The Southwestern Research Station is a year-round field station under the direction of the Center for Biodiversity and Conservation at the American Museum of Natural History, serving biologists, geologists, anthropologists, and advanced students studying the diverse environments and biotas of the Chiricahua Mountains in southeastern Arizona. Research is conducted in entomology, herpetology, ornithology, mammalogy, botany, geology, arachnology, and animal behavior and population, behavioral, physiological, and conservation ecology.
Facilities include a library, an insect collection, a herbarium, vertebrate collections, and a photography lab. Completed in 1992, the Technical Equipment Laboratory provides excellent microscopic facilities, constant temperature chambers, chemical hood, precision balances, and centrifuges. Recent additions of outdoor aviary complexes and an Animal Behavior Observatory afford outstanding facilities for behavioral and behavioral ecology studies. Classes from the Richard Gilder Graduate School, as well as other colleges and universities, use the Station.
The Museum is a member of the Black Rock Forest Consortium, a unique alliance of colleges and universities, public and independent K-12 schools, and leading scientific and cultural institutions. The Consortium operates the 4000-acre Black Rock Forest, located 50 miles north of New York City in the Hudson Highlands, as a field station for scientific research, education, and conservation. The Forest features dramatic topography with over 1000 feet of relief, numerous lakes and streams, and high habitat and species diversity. Field station facilities available for faculty and doctoral research include the Center for Science and Education, with laboratory, teaching, and computer areas; the Forest Lodge and the Old Headquarters Building for overnight visitors and conferences; and a Solar Pavilion that provides protected outdoor learning and gathering space.
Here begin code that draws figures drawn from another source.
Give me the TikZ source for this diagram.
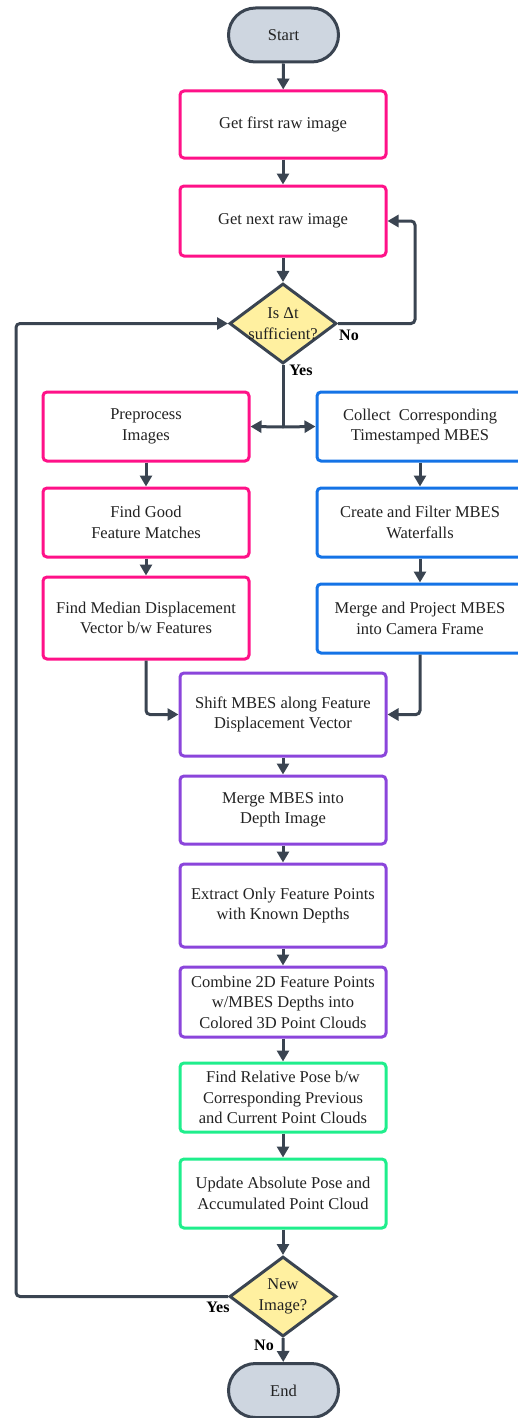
\documentclass[tikz,border=0pt]{standalone}
\usepackage{fontspec}
\setmainfont{Liberation Serif}
\usetikzlibrary{arrows.meta,shapes.geometric}

\definecolor{linec}{HTML}{3A4451}
\definecolor{pinkc}{HTML}{FF1188}
\definecolor{bluec}{HTML}{1473E6}
\definecolor{purplec}{HTML}{8B45DB}
\definecolor{greenc}{HTML}{1FEE8C}
\definecolor{decfill}{HTML}{FFF0A0}
\definecolor{termfill}{HTML}{CED6E0}
\definecolor{textc}{HTML}{222222}

\tikzset{
  base/.style={align=center, text=textc, font=\fontsize{16.5}{20.5}\selectfont, inner sep=0pt},
  procbox/.style={base, draw=#1, fill=white, line width=3pt, rounded corners=4pt,
    minimum width=206pt, minimum height=69pt},
  term/.style={base, draw=linec, fill=termfill, line width=3pt, rounded corners=27pt,
    minimum width=110pt, minimum height=54pt},
  decision/.style={diamond, draw=linec, fill=decfill, line width=3pt, inner sep=0pt,
    minimum width=107pt, minimum height=80pt, aspect=1.34},
  dtext/.style={base},
  conn/.style={draw=linec, line width=3pt, rounded corners=4pt,
    -{Triangle[length=11pt,width=12pt]}},
  plain/.style={draw=linec, line width=3pt, rounded corners=4pt},
  tag/.style={base, font=\fontsize{16}{20}\selectfont\bfseries, text=black},
}

\begin{document}
\begin{tikzpicture}[x=1pt,y=-1pt]
\useasboundingbox (0,0) rectangle (518,1418);
\clip (0,0) rectangle (518,1418);

% main column
\node[term] (start) at (283.5,35) {Start};
\node[procbox=pinkc, minimum height=67pt] (first) at (283,124.5) {Get first raw image};
\node[procbox=pinkc, minimum height=70pt] (next) at (283,221) {Get next raw image};
\node[decision] (d1) at (283,323.5) {};
\node[dtext] at (d1.center) {Is Δt\\sufficient?};

% image branch
\node[procbox=pinkc] (pre) at (146,426.5) {Preprocess\\Images};
\node[procbox=pinkc] (good) at (146,522.5) {Find Good\\Feature Matches};
\node[procbox=pinkc, minimum height=82pt] (median) at (146,618) {Find Median Displacement\\Vector b/w Features};

% MBES branch
\node[procbox=bluec] (col) at (420,426.5) {Collect\ \ Corresponding\\Timestamped MBES};
\node[procbox=bluec] (create) at (420,522.5) {Create and Filter MBES\\Waterfalls};
\node[procbox=bluec] (project) at (420,618.5) {Merge and Project MBES\\into Camera Frame};

% fusion
\node[procbox=purplec, minimum height=83pt] (shift) at (283,714.5) {Shift MBES along Feature\\Displacement Vector};
\node[procbox=purplec, minimum height=68pt] (mdepth) at (283,810) {Merge MBES into\\Depth Image};
\node[procbox=purplec, minimum height=83pt] (extract) at (283,905.5) {Extract Only Feature Points\\with Known Depths};
\node[procbox=purplec, minimum height=70pt] (combine) at (283,1002) {Combine 2D Feature Points\\w/MBES Depths into\\Colored 3D Point Clouds};

% pose
\node[procbox=greenc] (relpose) at (283,1097.5) {Find Relative Pose b/w\\Corresponding Previous\\and Current Point Clouds};
\node[procbox=greenc] (update) at (283,1193.5) {Update Absolute Pose and\\Accumulated Point Cloud};
\node[decision] (d2) at (283,1296.5) {};
\node[dtext] at (d2.center) {New\\Image?};
\node[term] (end) at (283.5,1390.5) {End};

% connectors
\draw[conn] (start) -- (first);
\draw[conn] (first) -- (next);
\draw[conn] (next) -- (d1);
\draw[conn] (d1.east) -- ++(77,0) |- (next.east);
\coordinate (split) at (283,427);
\draw[plain] (d1.south) -- (split);
\draw[conn] (split) -- (pre.east);
\draw[conn] (split) -- (col.west);
\draw[conn] (pre) -- (good);
\draw[conn] (good) -- (median);
\draw[conn] (col) -- (create);
\draw[conn] (create) -- (project);
\draw[conn] (median.south) |- (shift.west);
\draw[conn] (project.south) |- (shift.east);
\draw[conn] (shift) -- (mdepth);
\draw[conn] (mdepth) -- (extract);
\draw[conn] (extract) -- (combine);
\draw[conn] (combine) -- (relpose);
\draw[conn] (relpose) -- (update);
\draw[conn] (update) -- (d2);
\coordinate (loop) at (16,1296.5);
\draw[conn] (d2.west) -- (loop) |- (d1.west);
\draw[conn] (d2.south) -- (end);

% branch labels
\node[tag] (tno1) at (349,335) {No};
\node[tag] (tyes1) at (301,370) {Yes};
\node[tag] (tyes2) at (218,1307) {Yes};
\node[tag] (tno2) at (264,1345) {No};
\end{tikzpicture}
\end{document}
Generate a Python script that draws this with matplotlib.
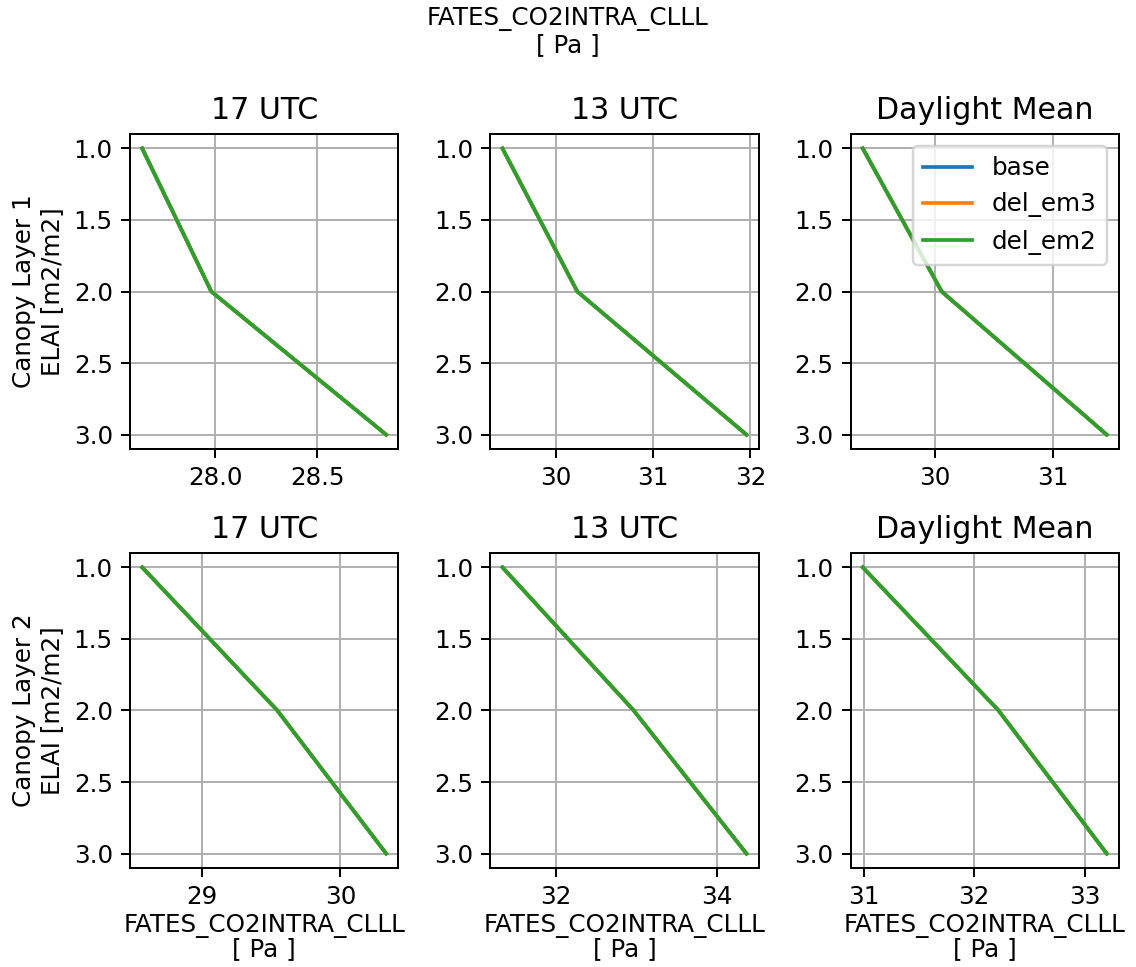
import numpy as np
import matplotlib
matplotlib.use("Agg")
import matplotlib.pyplot as plt

# canopy leaf layers (ELAI, m2/m2)
elai = [1.0, 2.0, 3.0]

cases = ["base", "del_em3", "del_em2"]
colors = ["tab:blue", "tab:orange", "tab:green"]
titles = ["17 UTC", "13 UTC", "Daylight Mean"]

# FATES_CO2INTRA_CLLL [Pa], canopy layer 1 (the three cases overlap)
cl1_17utc = [27.64, 27.98, 28.84]
cl1_13utc = [29.45, 30.22, 31.96]
cl1_daymean = [29.39, 30.06, 31.46]

# canopy layer 2
cl2_17utc = [28.57, 29.545, 30.33]
cl2_13utc = [31.34, 32.97, 34.37]
cl2_daymean = [30.99, 32.22, 33.20]

rows = [
    [cl1_17utc, cl1_13utc, cl1_daymean],
    [cl2_17utc, cl2_13utc, cl2_daymean],
]

varname = "FATES_CO2INTRA_CLLL\n[ Pa ]"

DPI = 177
fig, axes = plt.subplots(2, 3, figsize=(1136 / DPI, 967 / DPI), dpi=DPI)
fig.subplots_adjust(left=0.1144, right=0.985, top=0.8614, bottom=0.1024,
                    wspace=0.342, hspace=0.33)

for r, panels in enumerate(rows):
    for c, vals in enumerate(panels):
        ax = axes[r, c]
        for case, col in zip(cases, colors):
            # all cases share the same values in this output
            ax.plot(vals, elai, color=col, label=case)
        ax.invert_yaxis()
        ax.grid(True)
        ax.set_title(titles[c], fontsize=12.2)
        if c == 0:
            ax.set_ylabel(f"Canopy Layer {r + 1}\nELAI [m2/m2]")
        if r == 1:
            ax.set_xlabel(varname, linespacing=0.95, labelpad=2)

axes[0, 1].xaxis.set_major_locator(matplotlib.ticker.MultipleLocator(1))
axes[0, 2].xaxis.set_major_locator(matplotlib.ticker.MultipleLocator(1))
axes[1, 0].xaxis.set_major_locator(matplotlib.ticker.MultipleLocator(1))
axes[1, 1].xaxis.set_major_locator(matplotlib.ticker.MultipleLocator(2))
axes[1, 2].xaxis.set_major_locator(matplotlib.ticker.MultipleLocator(1))

axes[0, 2].legend(loc="upper right")

fig.suptitle(varname, fontsize=10, y=0.993, linespacing=1.1)

fig.savefig("out.png", dpi=DPI)
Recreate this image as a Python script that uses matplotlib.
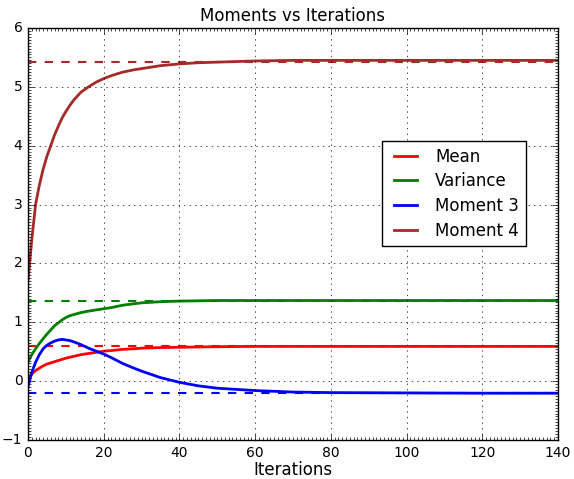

Since 1935, the Hayden Planetarium has served as the premier conduit between the frontier of cosmic discovery and the public’s appreciation of it. Operating through the Astrophysics Department (Division of Physical Sciences), the Planetarium conducts, interprets, and brings frontier astrophysics research into the educational offerings of the American Museum of Natural History. More than 100 books on the universe have been authored by staff of the Hayden Planetarium. The institutional identity of the Hayden Planetarium has conventionally (and successfully) flowed through this and countless other high-profile public outreach activities of its staff.
Scientists in the Department of Earth and Planetary Sciences perform a wide range of collections-based research, with a focus on basic mineralogy, petrology, crystallography, and isotope and trace element geochemistry. Researchers and students have access to a broad suite of geological sample preparation facilities, including ultra-fine saws and microsampling devices. Analytical tools include an SX5/Tactis electron microprobe, FTIR lab, and x-ray microdiffractometer. The EPS experimental petrology laboratory includes a high-precision balance, and facilities for exploring rock and mineral behavior at high pressures and temperatures.